Shared ground
Jeremiah 33:1–3 presents revelation arriving in a constrained setting: Jeremiah is still confined in the court of the guard when a “second” word comes (explicit textual claim). The speaker identifies himself as Yahweh and stacks action-oriented descriptions to underline that what he says is backed by the one who can make events happen and make plans stand (explicit: “does it,” “forms it…to establish it,” “Yahweh is his name”).
The passage also frames prayer-like speech as a means of receiving divine disclosure. Yahweh tells Jeremiah to call, promises an answer, and promises to “show” information Jeremiah does not have (explicit textual claim). The emphasis is not merely on comfort, but on access to knowledge Jeremiah currently lacks.
Where interpretation differs
Two issues draw most of the debate.
First, what “it” refers to in “Yahweh who does it…who forms it to establish it.” Some take “it” as whatever Yahweh is about to announce in the next oracle—his plan for Jerusalem and Judah—so the line functions like a guarantee that the coming promises are not wishful thinking. Others take “it” more broadly as Yahweh’s governance of events in general, highlighting his capacity as creator/ruler, without specifying the immediate content.

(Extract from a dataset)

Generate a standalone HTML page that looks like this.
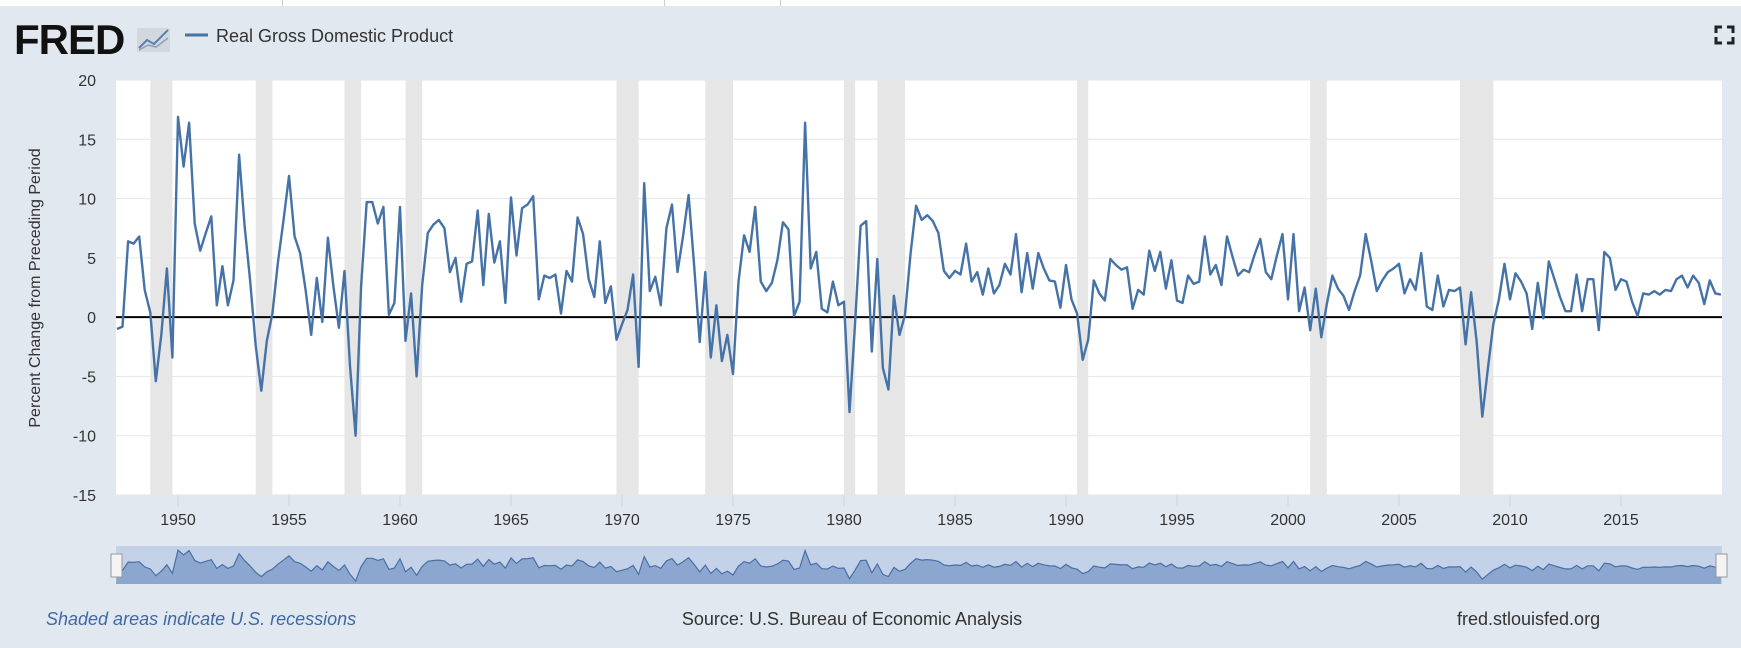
<!DOCTYPE html>
<html><head><meta charset="utf-8">
<style>
html,body{margin:0;padding:0;background:#e1e8f0;}
body{width:1741px;height:648px;overflow:hidden;position:relative;font-family:"Liberation Sans",sans-serif;}
</style></head>
<body>
<div style="position:absolute;left:0;top:0;width:1741px;height:6px;background:#fff;"></div>
<div style="position:absolute;left:282px;top:0;width:1px;height:6px;background:#ccc;"></div>
<div style="position:absolute;left:664px;top:0;width:1px;height:6px;background:#ccc;"></div>
<div style="position:absolute;left:780px;top:0;width:1px;height:6px;background:#ccc;"></div>
<svg id="chart" width="1741" height="648" style="position:absolute;left:0;top:0">
  <text x="14" y="54" font-size="42" font-weight="bold" fill="#111" font-family="Liberation Sans, sans-serif" letter-spacing="-1">FRED</text>
  <g>
    <rect x="137" y="28" width="33" height="24" fill="#d3d8de"/>
    <polyline points="139,48 147,40 154,44 168,30" fill="none" stroke="#5b7fae" stroke-width="2"/>
    <polyline points="139,50 148,45 156,47 168,38" fill="none" stroke="#8aa0bc" stroke-width="1.5"/>
  </g>
  <line x1="185" y1="35" x2="208" y2="35" stroke="#4572a7" stroke-width="3"/>
  <text x="216" y="42" font-size="18" fill="#333">Real Gross Domestic Product</text>
  <g fill="none" stroke="#222" stroke-width="3">
    <path d="M1716,33 V27 H1722"/><path d="M1727,27 H1733 V33"/>
    <path d="M1716,37 V43 H1722"/><path d="M1727,43 H1733 V37"/>
  </g>
  <rect x="116" y="80" width="1606" height="415" fill="#fff"/>
  <g id="rec"></g><g id="grid"></g><g id="yl"></g><g id="xl"></g>
  <line id="zero"/>
  <path id="series" fill="none" stroke="#4572a7" stroke-width="2.4" stroke-linejoin="round"/>
  <text transform="translate(40,288) rotate(-90)" text-anchor="middle" font-size="16" fill="#333">Percent Change from Preceding Period</text>
  <g>
    <rect x="116" y="546" width="1606" height="38" fill="#c3d2e8"/>
    <path id="navArea" fill="#8ba6cf" stroke="none"/>
    <path id="navLine" fill="none" stroke="#4a6fa5" stroke-width="1.2"/>
  </g>
  <rect x="111" y="554" width="11" height="23" fill="#f4f4f4" stroke="#999"/>
  <rect x="1716" y="554" width="11" height="23" fill="#f4f4f4" stroke="#999"/>
  <text x="46" y="625" font-size="18" font-style="italic" fill="#3e68a6">Shaded areas indicate U.S. recessions</text>
  <text x="852" y="625" font-size="18" fill="#333" text-anchor="middle">Source: U.S. Bureau of Economic Analysis</text>
  <text x="1457" y="625" font-size="18" fill="#333">fred.stlouisfed.org</text>
</svg>
<script>
const startYear = 1947.25;
const gdpValues = [
-1.0,-0.8,6.4,
6.2,6.8,2.3,0.4,
-5.4,-1.5,4.1,-3.4,
16.9,12.7,16.4,7.9,
5.6,7.1,8.5,1.0,
4.3,1.0,3.1,13.7,
7.7,3.1,-2.4,-6.2,
-2.0,0.3,4.6,8.1,
11.9,6.8,5.4,2.3,
-1.5,3.3,-0.4,6.7,
2.6,-0.9,3.9,-4.1,
-10.0,2.6,9.7,9.7,
7.9,9.3,0.2,1.2,
9.3,-2.0,2.0,-5.0,
2.7,7.1,7.8,8.2,
7.5,3.8,5.0,1.3,
4.5,4.7,9.0,2.7,
8.7,4.6,6.4,1.2,
10.1,5.2,9.2,9.5,
10.2,1.5,3.5,3.3,
3.6,0.3,3.9,3.0,
8.4,7.0,3.2,1.7,
6.4,1.2,2.6,-1.9,
-0.6,0.6,3.6,-4.2,
11.3,2.2,3.4,1.0,
7.5,9.5,3.8,6.8,
10.3,4.4,-2.1,3.8,
-3.4,1.0,-3.7,-1.5,
-4.8,3.0,6.9,5.5,
9.3,3.0,2.2,2.9,
4.8,8.0,7.4,0.1,
1.3,16.4,4.1,5.5,
0.7,0.4,3.0,1.0,
1.3,-8.0,-0.5,7.7,
8.1,-2.9,4.9,-4.3,
-6.1,1.8,-1.5,0.2,
5.4,9.4,8.2,8.6,
8.1,7.1,3.9,3.3,
3.9,3.6,6.2,3.0,
3.8,1.9,4.1,2.0,
2.7,4.5,3.6,7.0,
2.1,5.4,2.4,5.4,
4.1,3.1,3.0,0.8,
4.4,1.5,0.3,-3.6,
-1.9,3.1,2.0,1.4,
4.9,4.4,4.0,4.2,
0.7,2.3,1.9,5.6,
3.9,5.5,2.4,4.8,
1.4,1.2,3.5,2.8,
3.0,6.8,3.6,4.4,
2.7,6.8,5.1,3.5,
4.0,3.8,5.3,6.6,
3.8,3.2,5.2,7.0,
1.5,7.0,0.5,2.5,
-1.1,2.4,-1.7,1.1,
3.5,2.4,1.8,0.6,
2.2,3.5,7.0,4.7,
2.2,3.1,3.8,4.1,
4.5,2.0,3.2,2.3,
5.4,0.9,0.6,3.5,
0.9,2.3,2.2,2.5,
-2.3,2.1,-2.1,-8.4,
-4.4,-0.6,1.5,4.5,
1.5,3.7,3.0,2.0,
-1.0,2.9,-0.1,4.7,
3.2,1.7,0.5,0.5,
3.6,0.5,3.2,3.2,
-1.1,5.5,5.0,2.3,
3.2,3.0,1.3,0.1,
2.0,1.9,2.2,1.9,
2.3,2.2,3.2,3.5,
2.5,3.5,2.9,1.1,
3.1,2.0,1.9
];
const recStarts = [1948.75,1953.5,1957.5,1960.25,1969.75,1973.75,1980.0,1981.5,1990.5,2001.0,2007.75];
const recEnds   = [1949.75,1954.25,1958.25,1961.0,1970.75,1975.0,1980.5,1982.75,1991.0,2001.75,2009.25];
const yTicks = [20,15,10,5,0,-5,-10,-15];
const xTicks = [1950,1955,1960,1965,1970,1975,1980,1985,1990,1995,2000,2005,2010,2015];

const NS='http://www.w3.org/2000/svg';
const L=116,R=1722,T=80,B=495;
const xs = y => 178 + (y-1950)*22.2;
const ys = v => T + (20-v)*(B-T)/35;
const nys = v => 569.5 - v*1.15;
function mk(tag, attrs, parent){const e=document.createElementNS(NS,tag);for(const k in attrs)e.setAttribute(k,attrs[k]);parent.appendChild(e);return e;}

const rec=document.getElementById('rec');
recStarts.forEach((s,i)=>{
  const r=mk('rect',{x:xs(s),y:T,width:xs(recEnds[i])-xs(s),height:B-T,fill:'#e6e6e6'},rec);
  
  
});
const grid=document.getElementById('grid'), yl=document.getElementById('yl'), xl=document.getElementById('xl');
yTicks.forEach(v=>{
  const g=mk('line',{x1:L,x2:R,y1:ys(v),y2:ys(v),stroke:'#e6e6e6','stroke-width':1},grid);
  
  
  const t=mk('text',{x:96,y:ys(v)+6,'text-anchor':'end','font-size':16,fill:'#333'},yl);
  t.textContent=v;
  
  
});
xTicks.forEach(y=>{
  const tk=mk('line',{x1:xs(y),x2:xs(y),y1:B,y2:B+11,stroke:'#ccd6eb'},xl);
  
  
  const t=mk('text',{x:xs(y),y:525,'text-anchor':'middle','font-size':16,fill:'#333'},xl);
  t.textContent=y;
  
  
});
const z=document.getElementById('zero');
z.setAttribute('x1',L);z.setAttribute('x2',R);z.setAttribute('y1',ys(0));z.setAttribute('y2',ys(0));
z.setAttribute('stroke','#000');z.setAttribute('stroke-width','2');

let d='',nd='';
gdpValues.forEach((v,i)=>{
  const x=Math.min(R,Math.max(L,xs(startYear+i*0.25)));
  d+=(i?'L':'M')+x.toFixed(1)+','+ys(v).toFixed(1);
  nd+=(i?'L':'M')+x.toFixed(1)+','+nys(v).toFixed(1);
});
document.getElementById('series').setAttribute('d',d);
document.getElementById('navLine').setAttribute('d',nd);
const lastX=Math.min(R,xs(startYear+(gdpValues.length-1)*0.25));
document.getElementById('navArea').setAttribute('d',nd+'L'+lastX+',584L'+L+',584Z');
</script>
</body></html>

Second, what “great and difficult” means. Many read it as “great and hidden” (hard to access), focusing on revelation of secrets. Others hear an image of what is “fortified” or “hard,” stressing that the content concerns things beyond human ability to penetrate or overcome—either way, the point is that Jeremiah does not know these matters until Yahweh reveals them.
Why the disagreement exists
The Hebrew wording is brief and slightly open-ended: pronouns like “it” do not specify an object, and “difficult/hidden” can be translated with a couple of overlapping senses. The immediate context (Jeremiah 30–33’s restoration oracles) pulls readers toward understanding these lines as an introduction to the specific promises that follow, while the general wording also supports a wider statement about Yahweh’s power and disclosure.
What this passage clearly contributes
The text contributes a model of prophetic authority: revelation is anchored in Yahweh’s name and capacity, not in Jeremiah’s freedom, status, or insight. It also introduces a pattern for the chapters that follow: Yahweh invites inquiry (“Call to me”) and claims he can supply true information Jeremiah lacks—“great” matters that are not available through ordinary observation or political calculation. Within Jeremiah 30–33, this serves as a doorway into further announced restoration, presented as disclosed knowledge rather than optimistic speculation (theological inference grounded in the passage’s framing).